前回の記事に引き続いて、「茨城県 成人期の発達障害リソースマップ」の成果物を活用したセミナーの振り返りです。

 前回は「成人期の発達障害」が「特性」か「健康問題」か、といったことについて考えてみましたが、どちらかに特定するのではなく、健康管理(疾病性)、労務管理(事例性)の双方の観点から関わるとともに、関係者を上手に巻き込んで、支援に繋げていく必要ありますよね、といったお話でした。

 では、産業保健スタッフとして実際に出来る支援としては何があるかというと、下記の4つがある(「どれが最も重要か」といったことはありません)と考えています。
1.医療機関等、外部資源に繋ぐ
2.医学的な観点から職場の理解を深める
3.本人に対するケア(寄り添い・見守り)
4.職場に対するケア(寄り添い・見守り)

1.医療機関等、外部資源に繋ぐ
成人の発達障害について診断をつけたほうがいいのかについては、私は迷うことが多いです。診断をつけるメリットとしては、必要な治療・支援が明確になる(支援として活用できる社会的資源が増える)、自身の状況に理解が深まる、職場として配慮がしやすくなる、などがありますが、デメリットとして、「レッテル貼り」や「偏見」に繋がる、将来の選択肢が限定される(自ら限定してしまう)、といったことがあります。また、職場として配慮がしやすくなる、というのは聞こえはいいですが、「障害なら配慮するけど、個性なら配慮しない」とも捉えることができるので、必ずしもメリットとは言えないかもしれません。私自身は、上記のことを考えながら、よほど事例性で困っていない限りは、こちらから積極的な提案はせず、本人の希望に基づきながら対応します。また、医療機関を受診する際には、主治医からは職場の状況が見えませんので、出来る限り職場の関係者にもお話を伺って、受診の主旨についても記載した情報提供書を作成することにしています。なお、抑うつ状態などのメンタルヘルス不調を期待している際には、医療機関に繋げやすいポイントだとは考えていますが、最初から「成人期の発達障害」に焦点を当てず、体調を整えながら背景を探るようにしています。

2.医学的な観点から職場の理解を深める
これについては、茨城県 成人期の発達障害リソースマップ〜「成人期の発達障害」についての定義〜でも記載したように、「成人期の発達障害」と定義されるケースがあり、「事例性」が「疾病性」に起因していることについて、職場の関係者への丁寧な説明が求められます。これは、3.本人に対するケア(寄り添い・見守り)、4.職場に対するケア(寄り添い・見守り)にも通じています。

3.本人に対するケア(寄り添い・見守り)
これについては、前回記事をTwitterで紹介した際の、精神科医、産業医をしておられるキミドリ先生とのやりとりを見て頂くとわかりやすいです。
https://twitter.com/kShtf2MXokYIblD/status/1357622950535438341
単純化すると、健康管理の観点からは、二次的に抑うつにならないように、労務管理の観点からは、周囲との信頼関係が構築できるように、といったことになります。

4.職場に対するケア(寄り添い・見守り)
これについては、関わる職場の負担は大きく、ともすると、教育がハラスメントに繋がってしまうことがあるため、職場に対するケアが必要になってきます。産業医は幅広く産業保健の課題に精通しているという立場なので、社会全般に「成人期の発達障害」の課題があり、本人も困っているが、支援する職場の負担も考慮する必要がある(産業医として支援する)といったスタンスが重要になってきます。

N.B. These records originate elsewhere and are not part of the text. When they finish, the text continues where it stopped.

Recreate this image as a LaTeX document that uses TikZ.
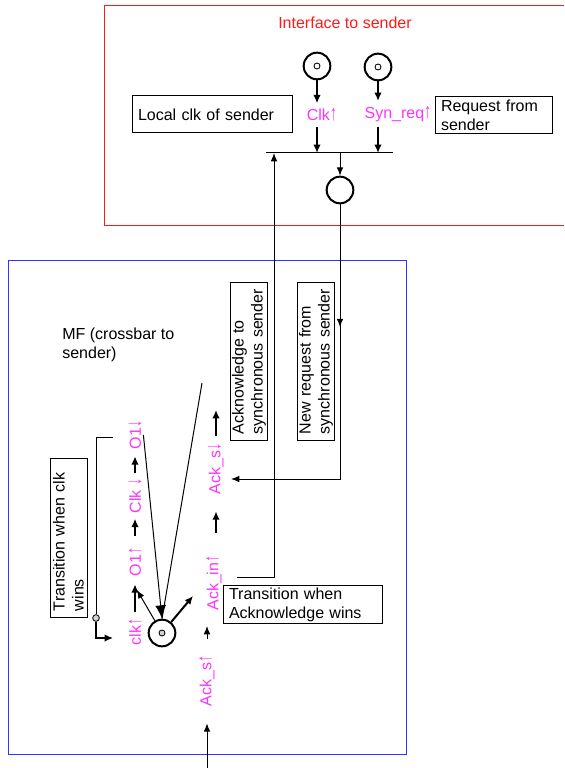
\documentclass[tikz,border=0pt]{standalone}
\usepackage{fontspec}
\setmainfont{Liberation Sans}
\usetikzlibrary{arrows.meta,decorations.markings}
\definecolor{sigmagenta}{rgb}{1.0,0.2,1.0}
\definecolor{mfblue}{rgb}{0.2,0.2,1.0}
\definecolor{ifred}{rgb}{1.0,0.1,0.1}
\newcommand{\sigup}{\scalebox{0.9}[1.35]{↑}}
\newcommand{\sigdn}{\scalebox{0.9}[1.35]{↓}}

\begin{document}
\begin{tikzpicture}[x=0.6pt,y=-0.6pt,
  every node/.style={font=\fontsize{9.6}{11.4}\selectfont},
  sig/.style={text=sigmagenta,inner sep=1pt},
  sigh/.style={sig,inner ysep=3pt},
  sigv/.style={sig,rotate=90},
  note/.style={draw,line width=0.6pt,align=left,inner xsep=3.6pt,inner ysep=1pt,minimum height=22.2pt},
  place/.style={circle,draw,line width=1.2pt,minimum size=16pt,inner sep=0pt},
  token/.style={circle,draw,line width=0.5pt,minimum size=3.6pt,inner sep=0pt},
  joint/.style={circle,draw,fill=gray!35,line width=0.5pt,minimum size=4pt,inner sep=0pt},
  conn/.style={line width=0.6pt},
  arrthin/.style={conn,-{Latex[length=5pt,width=4pt]}},
  arrthick/.style={line width=1.2pt,-{Latex[length=5pt,width=4.5pt]}},
  midarrow/.style={postaction={decorate},decoration={markings,mark=at position #1 with {\arrow{Latex[length=5pt,width=4pt]}}}}
]
\useasboundingbox (0,0) rectangle (564,768);

% frames
\draw[ifred,line width=0.6pt] (564,6) -- (104,6) -- (104,226) -- (564,226);
\draw[mfblue,line width=0.6pt] (8,260) rectangle (406,754);

% interface to sender
\node[text=ifred] (title) at (345,23) {Interface to sender};
\node[place] (pclk) at (317,66) {};
\node[token] at (pclk) {};
\node[place] (psyn) at (378,67) {};
\node[token] at (psyn) {};
\node[sigh] (clk) at (322,115) {Clk\sigup};
\node[sigh] (synreq) at (398,114) {Syn\_req\sigup};
\node[note,text width=88.8pt] (localclk) at (212,114.5) {Local clk of sender};
\node[note,text width=63pt] (reqsender) at (493.5,115.5) {Request from\\sender};
\coordinate (barL) at (266,153);
\coordinate (barR) at (393,153);
\draw[conn] (barL) -- (barR);
\draw[arrthick] (pclk) -- (pclk |- clk.north);
\draw[arrthick] (pclk |- clk.south) -- (pclk |- barL);
\draw[arrthick] (psyn) -- (psyn |- synreq.north);
\draw[arrthick] (psyn |- synreq.south) -- (psyn |- barL);
\node[place] (pout) at (340,190) {};
\draw[arrthin] (pout |- barL) -- (pout);

% MF (crossbar to sender)
\node[anchor=west,align=left,inner sep=0pt] (mf) at (62,345) {MF (crossbar to\\sender)};
\node[note,rotate=90,text width=87.6pt] (ackbox) at (249,361) {Acknowledge to\\synchronous sender};
\node[note,rotate=90,text width=87.6pt] (newreq) at (316,361) {New request from\\synchronous sender};
\node[note,rotate=90,text width=88.2pt] (clkwins) at (68.5,537.5) {Transition when clk\\wins};
\node[note,text width=88.2pt] (ackwins) at (302.5,604.5) {Transition when\\Acknowledge wins};

\node[sigv] (o1dn) at (135,435) {O1\sigdn};
\node[sigv] (clkdn) at (135,496) {Clk \sigdn};
\node[sigv] (o1up) at (135,562) {O1\sigup};
\node[sigv] (clkup) at (135,632) {clk\sigup};
\node[sigv] (ackdn) at (216,469) {Ack\_s\sigdn};
\node[sigv] (ackin) at (214,583) {Ack\_in\sigup};
\node[sigv] (acksup) at (207,681) {Ack\_s\sigup};

\draw[arrthick,shorten <=3pt,shorten >=3.6pt] (clkup.east) -- (o1up.west);
\draw[arrthick,shorten <=6pt,shorten >=2pt] (o1up.east) -- (clkdn.west);
\draw[arrthick,shorten <=2pt,shorten >=3pt] (clkdn.east) -- (o1dn.west);

\coordinate (acktop) at (216,410);
\draw[arrthick,shorten <=3.6pt] (ackdn.east) -- (acktop);
\draw[arrthick,shorten <=12pt,shorten >=9pt] (ackdn.west |- ackin.east) -- (ackdn.west);
\draw[arrthin,shorten <=9pt,shorten >=8pt] (acksup.east) -- (acksup.east |- ackin.west);
\coordinate (entry) at (207,768);
\draw[arrthin,shorten >=9pt] (entry) -- (acksup.west);

% token place of MF
\node[place] (pmain) at (162,633) {};
\node[token,fill=gray!35] at (pmain) {};
\coordinate (fanin) at (202,383);
\draw[conn] (fanin) -- (pmain.north);
\draw[conn,-{Latex[length=8pt,width=6.5pt]}] (o1dn.south) -- (pmain.north);
\coordinate (clkwin) at (137,590);
\coordinate (ackwin) at (193,596);
\draw[arrthin] (pmain) -- (clkwin);
\draw[arrthick] (pmain) -- (ackwin);

% clk wins bracket
\coordinate (brtop) at (113,437);
\node[joint] (brk) at (96,618) {};
\coordinate (brend) at (113,638);
\draw[conn] (brtop) -| (brk);
\draw[line width=0.9pt,-{Latex[length=5pt,width=4.5pt]}] (brk) |- (brend);

% request and acknowledge lines
\coordinate (reqend) at (231,479);
\draw[conn,midarrow=0.32,-{Latex[length=5pt,width=4pt]}] (pout) |- (reqend);
\coordinate (ackstart) at (237,577);
\coordinate (ackbar) at (274,153);
\draw[arrthin] (ackstart) -| (ackbar);
\end{tikzpicture}
\end{document}
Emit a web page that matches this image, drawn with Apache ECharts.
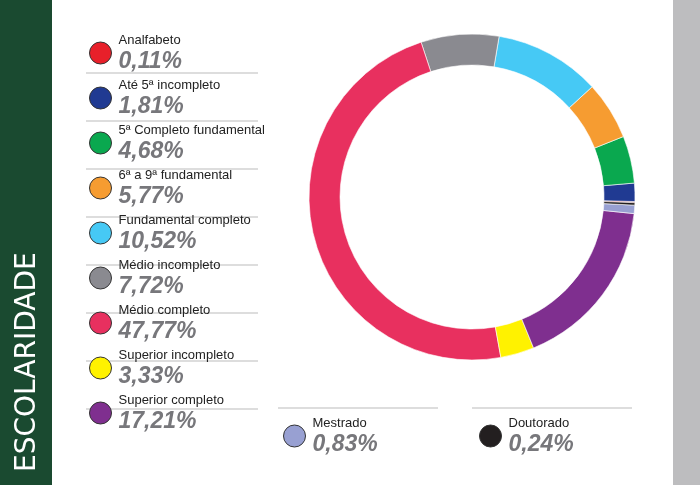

3、4に絡めての補足ですが、産業医は「成人期の発達障害」について、判断や解決に向けての関わりはしている(メンタルヘルス不調を含む職場での健康問題全てに同じ事があてあはまります)わけです。また、解決に向けての関わりの中で人を育てることができる可能性は秘めていると感じますが、これは「健康管理」ではなく「労務管理(人材育成含む)」で本来は産業医の役割ではないかもしれません。何が言いたいかというと、産業医は診断や治療はしないという立場ではありますが、判断や解決に向けての関わりはするわけで、対個人だけでなく対組織における支援職の要素は含んでいるわけですし、そこが面白いところでもあります。ただ、この判断や解決に向けての関わりは、産業医を務めている会社のため、というより社会のためかもしれませんし、そのためには自分も成熟していかないとな、といったことも考えています。